I’ve uncovered several more Sukkot traditions of interest. Here are a few:
1)
The specifications of sukkah-building and occupancy were later spelled
out in the Talmud and other writings. These
included the mandate for at least three walls and open sky through the roof.
In colder regions, one need not sleep in the sukkah since there is an
exemption when severe discomfort is an issue.
Nevertheless the pious may have heated sukkot!

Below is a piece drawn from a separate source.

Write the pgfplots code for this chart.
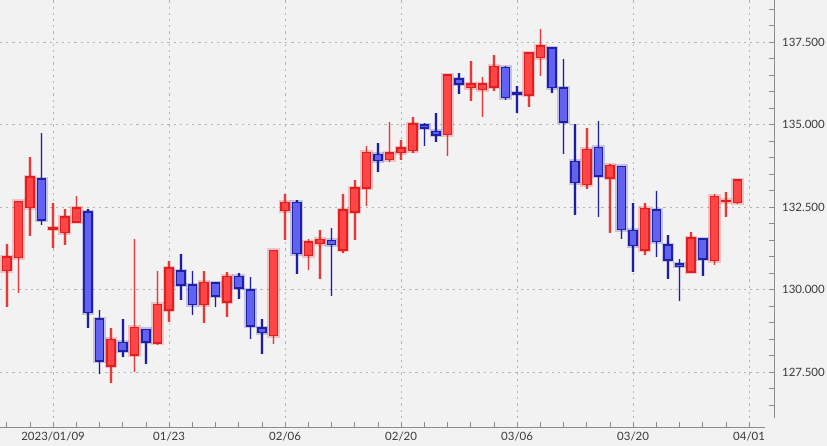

2) In the16th century, the Lurian Kabbalists introduced the
notion of symbolically inviting ushpizim,
i.e. a guest each day into the sukkah. Guests
were Biblical heroes, Abraham, Isaac, Jacob, Moses, Aaron, Joseph, and David,
corresponding to the seven Sefirot of Kabbalah:
(lovingkindness, power, beauty, victory, splendor, foundation, and
sovereignty).
3)
The custom of waving harvest products, the lulav and estrog, developed
for Succot. In some synagogues,
on the seventh day of Succot, Hoshana Raba, the congregation, after a prayer
for a good harvest in the year to come, takes five willow branches from lulavs,
binds them together, and beats them.
4)
In post-Talmudic times, Hoshana Raba became a supplement of sorts to
Yom Kippur, another day of judgment on which G-d’s decrees for the coming
year are at last finalized! Accordingly,
the custom developed to spend that night in prayer
and study, mainly of Deuteronomy—and
later Ecclesiastes.
One of the several names of the Sukkot holiday is Z’man Simhatenu, the Time
of Rejoicing. It is the only
festival of which we are specifically commanded (Leviticus 23.40) to
“rejoice before the L-rd your G-d…”
It is the epitome of our festival joy, ‘The Feast.’ Taking a cue from our tribal ancestors, on the
last day of the Festival, Simhat Torah, we carry the scrolls in procession,
and even dance with them, around the synagogue.